··· SOURCE MATERIAL ···

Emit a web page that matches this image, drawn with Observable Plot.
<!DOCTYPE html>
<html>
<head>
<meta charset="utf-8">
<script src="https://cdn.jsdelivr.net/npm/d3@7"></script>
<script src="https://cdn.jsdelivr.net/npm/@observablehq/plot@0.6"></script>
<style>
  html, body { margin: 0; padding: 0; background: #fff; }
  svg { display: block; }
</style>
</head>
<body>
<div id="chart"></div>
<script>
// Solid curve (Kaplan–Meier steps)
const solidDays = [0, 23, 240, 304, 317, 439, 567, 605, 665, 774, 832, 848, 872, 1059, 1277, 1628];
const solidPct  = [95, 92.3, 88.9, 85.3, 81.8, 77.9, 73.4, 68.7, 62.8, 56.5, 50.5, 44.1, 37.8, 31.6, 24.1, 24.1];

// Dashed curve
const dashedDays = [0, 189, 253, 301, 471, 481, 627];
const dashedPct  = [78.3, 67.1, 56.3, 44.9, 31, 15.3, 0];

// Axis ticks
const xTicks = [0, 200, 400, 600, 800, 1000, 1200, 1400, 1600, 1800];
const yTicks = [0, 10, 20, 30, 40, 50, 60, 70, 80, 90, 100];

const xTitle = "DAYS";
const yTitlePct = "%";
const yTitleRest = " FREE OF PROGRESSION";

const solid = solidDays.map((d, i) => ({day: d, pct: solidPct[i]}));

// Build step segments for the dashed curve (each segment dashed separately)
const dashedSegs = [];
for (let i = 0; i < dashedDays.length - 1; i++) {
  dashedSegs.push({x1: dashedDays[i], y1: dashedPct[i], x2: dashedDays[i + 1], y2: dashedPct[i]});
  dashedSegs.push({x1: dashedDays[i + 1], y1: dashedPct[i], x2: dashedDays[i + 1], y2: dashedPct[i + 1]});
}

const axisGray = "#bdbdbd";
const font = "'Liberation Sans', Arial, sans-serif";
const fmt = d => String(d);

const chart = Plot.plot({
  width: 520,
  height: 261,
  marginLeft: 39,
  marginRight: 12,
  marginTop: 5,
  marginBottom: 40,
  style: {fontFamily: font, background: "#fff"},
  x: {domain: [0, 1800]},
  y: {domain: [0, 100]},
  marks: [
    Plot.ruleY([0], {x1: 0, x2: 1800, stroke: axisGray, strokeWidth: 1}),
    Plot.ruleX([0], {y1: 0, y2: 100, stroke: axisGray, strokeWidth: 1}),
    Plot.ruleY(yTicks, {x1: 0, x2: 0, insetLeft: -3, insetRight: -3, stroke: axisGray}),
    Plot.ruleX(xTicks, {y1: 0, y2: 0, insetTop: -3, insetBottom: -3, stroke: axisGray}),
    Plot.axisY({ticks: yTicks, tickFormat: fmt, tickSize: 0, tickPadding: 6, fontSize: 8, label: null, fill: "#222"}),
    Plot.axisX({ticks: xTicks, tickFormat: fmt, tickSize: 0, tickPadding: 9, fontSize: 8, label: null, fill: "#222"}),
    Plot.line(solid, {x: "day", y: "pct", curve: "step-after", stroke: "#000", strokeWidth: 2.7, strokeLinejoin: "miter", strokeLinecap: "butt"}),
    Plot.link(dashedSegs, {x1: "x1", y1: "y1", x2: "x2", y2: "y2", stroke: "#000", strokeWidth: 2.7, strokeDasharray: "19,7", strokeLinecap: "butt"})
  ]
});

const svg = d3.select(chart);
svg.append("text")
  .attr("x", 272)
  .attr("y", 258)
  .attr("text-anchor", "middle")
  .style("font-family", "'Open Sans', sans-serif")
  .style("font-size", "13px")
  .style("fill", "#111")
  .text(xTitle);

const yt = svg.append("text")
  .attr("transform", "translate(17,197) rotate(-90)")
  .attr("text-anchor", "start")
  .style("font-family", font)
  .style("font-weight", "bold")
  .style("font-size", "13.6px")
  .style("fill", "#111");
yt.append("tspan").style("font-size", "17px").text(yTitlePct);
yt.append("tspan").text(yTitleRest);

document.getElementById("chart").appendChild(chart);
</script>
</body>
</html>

···

— PROBLEM DESCRIPTION —
Reproduce the material above, every line of it, exactly.

— RESULT OF THE TASK —
Emit a web page that matches this image, drawn with Observable Plot.
<!DOCTYPE html>
<html>
<head>
<meta charset="utf-8">
<script src="https://cdn.jsdelivr.net/npm/d3@7"></script>
<script src="https://cdn.jsdelivr.net/npm/@observablehq/plot@0.6"></script>
<style>
  html, body { margin: 0; padding: 0; background: #fff; }
  svg { display: block; }
</style>
</head>
<body>
<div id="chart"></div>
<script>
// Solid curve (Kaplan–Meier steps)
const solidDays = [0, 23, 240, 304, 317, 439, 567, 605, 665, 774, 832, 848, 872, 1059, 1277, 1628];
const solidPct  = [95, 92.3, 88.9, 85.3, 81.8, 77.9, 73.4, 68.7, 62.8, 56.5, 50.5, 44.1, 37.8, 31.6, 24.1, 24.1];

// Dashed curve
const dashedDays = [0, 189, 253, 301, 471, 481, 627];
const dashedPct  = [78.3, 67.1, 56.3, 44.9, 31, 15.3, 0];

// Axis ticks
const xTicks = [0, 200, 400, 600, 800, 1000, 1200, 1400, 1600, 1800];
const yTicks = [0, 10, 20, 30, 40, 50, 60, 70, 80, 90, 100];

const xTitle = "DAYS";
const yTitlePct = "%";
const yTitleRest = " FREE OF PROGRESSION";

const solid = solidDays.map((d, i) => ({day: d, pct: solidPct[i]}));

// Build step segments for the dashed curve (each segment dashed separately)
const dashedSegs = [];
for (let i = 0; i < dashedDays.length - 1; i++) {
  dashedSegs.push({x1: dashedDays[i], y1: dashedPct[i], x2: dashedDays[i + 1], y2: dashedPct[i]});
  dashedSegs.push({x1: dashedDays[i + 1], y1: dashedPct[i], x2: dashedDays[i + 1], y2: dashedPct[i + 1]});
}

const axisGray = "#bdbdbd";
const font = "'Liberation Sans', Arial, sans-serif";
const fmt = d => String(d);

const chart = Plot.plot({
  width: 520,
  height: 261,
  marginLeft: 39,
  marginRight: 12,
  marginTop: 5,
  marginBottom: 40,
  style: {fontFamily: font, background: "#fff"},
  x: {domain: [0, 1800]},
  y: {domain: [0, 100]},
  marks: [
    Plot.ruleY([0], {x1: 0, x2: 1800, stroke: axisGray, strokeWidth: 1}),
    Plot.ruleX([0], {y1: 0, y2: 100, stroke: axisGray, strokeWidth: 1}),
    Plot.ruleY(yTicks, {x1: 0, x2: 0, insetLeft: -3, insetRight: -3, stroke: axisGray}),
    Plot.ruleX(xTicks, {y1: 0, y2: 0, insetTop: -3, insetBottom: -3, stroke: axisGray}),
    Plot.axisY({ticks: yTicks, tickFormat: fmt, tickSize: 0, tickPadding: 6, fontSize: 8, label: null, fill: "#222"}),
    Plot.axisX({ticks: xTicks, tickFormat: fmt, tickSize: 0, tickPadding: 9, fontSize: 8, label: null, fill: "#222"}),
    Plot.line(solid, {x: "day", y: "pct", curve: "step-after", stroke: "#000", strokeWidth: 2.7, strokeLinejoin: "miter", strokeLinecap: "butt"}),
    Plot.link(dashedSegs, {x1: "x1", y1: "y1", x2: "x2", y2: "y2", stroke: "#000", strokeWidth: 2.7, strokeDasharray: "19,7", strokeLinecap: "butt"})
  ]
});

const svg = d3.select(chart);
svg.append("text")
  .attr("x", 272)
  .attr("y", 258)
  .attr("text-anchor", "middle")
  .style("font-family", "'Open Sans', sans-serif")
  .style("font-size", "13px")
  .style("fill", "#111")
  .text(xTitle);

const yt = svg.append("text")
  .attr("transform", "translate(17,197) rotate(-90)")
  .attr("text-anchor", "start")
  .style("font-family", font)
  .style("font-weight", "bold")
  .style("font-size", "13.6px")
  .style("fill", "#111");
yt.append("tspan").style("font-size", "17px").text(yTitlePct);
yt.append("tspan").text(yTitleRest);

document.getElementById("chart").appendChild(chart);
</script>
</body>
</html>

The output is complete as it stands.